**What is needed**
Work through the material below line by line and say how many lines include the word "this". Only the number, please.

**Extracted material**
· · · · · · ·

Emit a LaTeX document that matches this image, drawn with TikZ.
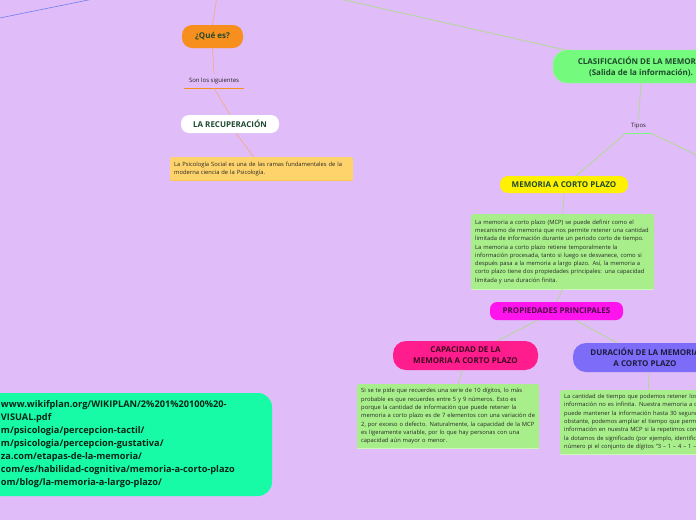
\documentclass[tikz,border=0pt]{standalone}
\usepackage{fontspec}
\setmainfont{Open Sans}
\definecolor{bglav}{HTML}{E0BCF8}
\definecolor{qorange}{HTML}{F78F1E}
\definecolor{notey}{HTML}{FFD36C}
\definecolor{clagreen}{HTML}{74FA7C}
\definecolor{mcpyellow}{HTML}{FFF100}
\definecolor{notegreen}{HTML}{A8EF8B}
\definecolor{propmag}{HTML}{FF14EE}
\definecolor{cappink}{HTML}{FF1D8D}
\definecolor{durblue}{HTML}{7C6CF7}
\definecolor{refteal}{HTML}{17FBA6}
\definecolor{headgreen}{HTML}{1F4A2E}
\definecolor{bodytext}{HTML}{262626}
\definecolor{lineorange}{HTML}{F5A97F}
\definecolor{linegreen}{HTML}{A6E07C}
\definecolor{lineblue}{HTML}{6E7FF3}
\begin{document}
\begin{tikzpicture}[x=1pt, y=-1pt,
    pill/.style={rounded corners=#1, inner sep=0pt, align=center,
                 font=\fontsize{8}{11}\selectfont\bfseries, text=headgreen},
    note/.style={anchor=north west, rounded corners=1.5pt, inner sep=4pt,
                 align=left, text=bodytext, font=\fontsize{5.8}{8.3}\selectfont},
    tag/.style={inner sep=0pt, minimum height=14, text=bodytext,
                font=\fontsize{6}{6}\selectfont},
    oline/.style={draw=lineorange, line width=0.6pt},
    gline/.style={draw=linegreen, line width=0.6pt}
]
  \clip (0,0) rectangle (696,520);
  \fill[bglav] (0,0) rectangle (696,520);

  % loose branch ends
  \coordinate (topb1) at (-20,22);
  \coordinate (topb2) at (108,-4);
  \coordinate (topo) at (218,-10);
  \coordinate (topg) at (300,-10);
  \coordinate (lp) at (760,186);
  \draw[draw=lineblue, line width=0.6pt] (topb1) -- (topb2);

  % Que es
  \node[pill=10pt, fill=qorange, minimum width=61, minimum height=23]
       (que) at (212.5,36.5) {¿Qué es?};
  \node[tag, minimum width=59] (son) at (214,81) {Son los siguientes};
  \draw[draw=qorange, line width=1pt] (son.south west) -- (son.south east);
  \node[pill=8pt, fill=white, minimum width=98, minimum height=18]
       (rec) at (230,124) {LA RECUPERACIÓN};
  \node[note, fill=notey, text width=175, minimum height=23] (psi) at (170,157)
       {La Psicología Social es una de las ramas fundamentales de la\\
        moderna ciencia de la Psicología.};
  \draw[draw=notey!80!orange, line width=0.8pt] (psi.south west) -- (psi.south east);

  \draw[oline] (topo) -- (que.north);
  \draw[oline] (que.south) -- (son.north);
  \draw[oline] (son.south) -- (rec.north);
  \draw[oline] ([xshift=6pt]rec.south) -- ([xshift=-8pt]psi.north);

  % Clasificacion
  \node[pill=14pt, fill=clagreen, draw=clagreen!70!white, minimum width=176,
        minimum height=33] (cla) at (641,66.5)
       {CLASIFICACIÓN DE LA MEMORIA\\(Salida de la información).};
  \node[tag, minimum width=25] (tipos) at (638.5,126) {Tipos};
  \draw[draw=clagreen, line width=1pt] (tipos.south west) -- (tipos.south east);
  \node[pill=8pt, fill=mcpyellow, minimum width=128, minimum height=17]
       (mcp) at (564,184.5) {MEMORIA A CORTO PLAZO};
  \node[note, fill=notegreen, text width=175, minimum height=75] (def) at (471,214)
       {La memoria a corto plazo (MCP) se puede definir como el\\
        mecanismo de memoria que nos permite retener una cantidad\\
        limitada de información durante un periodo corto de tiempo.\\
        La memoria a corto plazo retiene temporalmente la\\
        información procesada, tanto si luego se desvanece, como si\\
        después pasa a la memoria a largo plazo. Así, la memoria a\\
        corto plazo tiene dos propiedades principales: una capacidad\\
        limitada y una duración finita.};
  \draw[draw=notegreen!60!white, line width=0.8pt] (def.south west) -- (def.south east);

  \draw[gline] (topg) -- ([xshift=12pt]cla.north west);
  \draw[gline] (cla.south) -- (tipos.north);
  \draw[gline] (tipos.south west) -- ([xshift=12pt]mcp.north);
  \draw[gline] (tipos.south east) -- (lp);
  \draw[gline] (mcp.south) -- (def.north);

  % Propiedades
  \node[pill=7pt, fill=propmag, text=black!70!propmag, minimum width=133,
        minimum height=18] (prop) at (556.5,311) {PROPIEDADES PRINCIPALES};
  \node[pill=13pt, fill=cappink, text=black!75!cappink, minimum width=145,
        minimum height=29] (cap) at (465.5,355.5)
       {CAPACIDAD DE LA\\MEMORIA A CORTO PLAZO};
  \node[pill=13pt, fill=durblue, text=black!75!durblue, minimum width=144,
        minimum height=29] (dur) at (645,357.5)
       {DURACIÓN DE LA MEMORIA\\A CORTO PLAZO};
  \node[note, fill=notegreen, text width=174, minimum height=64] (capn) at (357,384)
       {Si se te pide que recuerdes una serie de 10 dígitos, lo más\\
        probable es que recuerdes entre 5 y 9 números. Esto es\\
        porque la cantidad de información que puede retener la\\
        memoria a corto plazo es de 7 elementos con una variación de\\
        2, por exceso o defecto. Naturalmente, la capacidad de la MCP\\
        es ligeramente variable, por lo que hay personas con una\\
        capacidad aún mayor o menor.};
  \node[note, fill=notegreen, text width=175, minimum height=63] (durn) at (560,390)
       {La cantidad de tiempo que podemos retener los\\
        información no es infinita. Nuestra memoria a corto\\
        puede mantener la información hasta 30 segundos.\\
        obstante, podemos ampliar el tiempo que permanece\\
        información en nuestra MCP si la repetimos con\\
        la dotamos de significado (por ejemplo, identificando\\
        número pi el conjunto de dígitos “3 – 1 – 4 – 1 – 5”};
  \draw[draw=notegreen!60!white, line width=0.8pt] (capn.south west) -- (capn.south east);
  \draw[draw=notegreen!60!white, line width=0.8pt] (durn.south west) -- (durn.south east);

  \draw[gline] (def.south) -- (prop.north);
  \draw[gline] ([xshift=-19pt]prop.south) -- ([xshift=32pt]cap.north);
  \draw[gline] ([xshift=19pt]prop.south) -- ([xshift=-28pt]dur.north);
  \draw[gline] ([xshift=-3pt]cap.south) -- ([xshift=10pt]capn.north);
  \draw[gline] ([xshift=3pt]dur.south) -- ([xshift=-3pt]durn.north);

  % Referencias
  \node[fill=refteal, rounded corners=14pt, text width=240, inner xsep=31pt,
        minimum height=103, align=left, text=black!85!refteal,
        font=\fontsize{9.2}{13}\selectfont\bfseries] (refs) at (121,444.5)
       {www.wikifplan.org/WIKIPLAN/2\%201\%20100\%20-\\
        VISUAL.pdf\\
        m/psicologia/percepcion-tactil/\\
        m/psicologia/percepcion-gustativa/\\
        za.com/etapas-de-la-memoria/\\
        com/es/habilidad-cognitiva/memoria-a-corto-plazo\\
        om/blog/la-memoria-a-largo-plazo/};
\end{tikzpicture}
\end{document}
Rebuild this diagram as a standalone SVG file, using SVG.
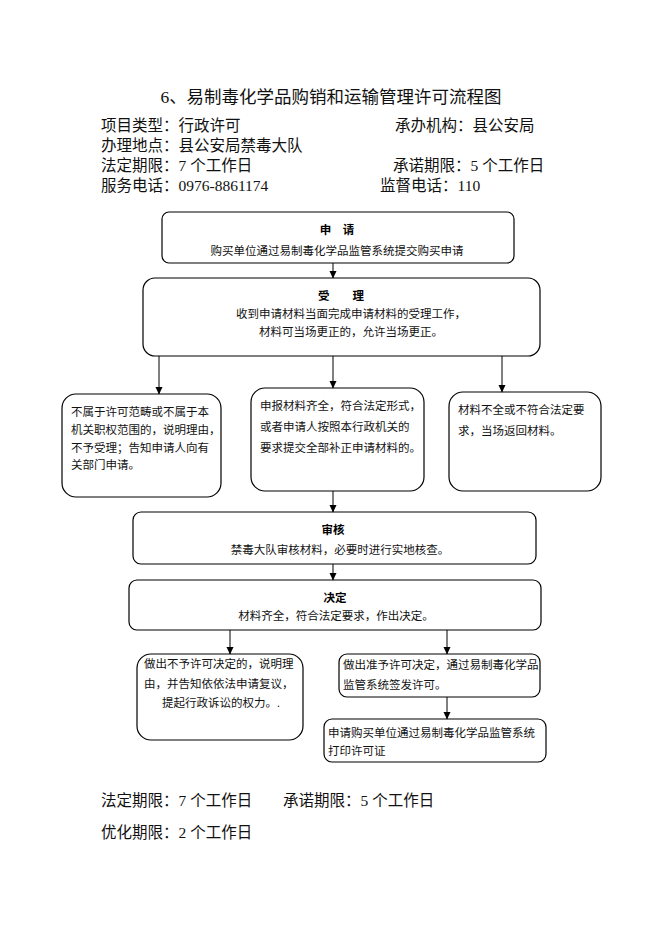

· · · · · · ·

**Correct response**
2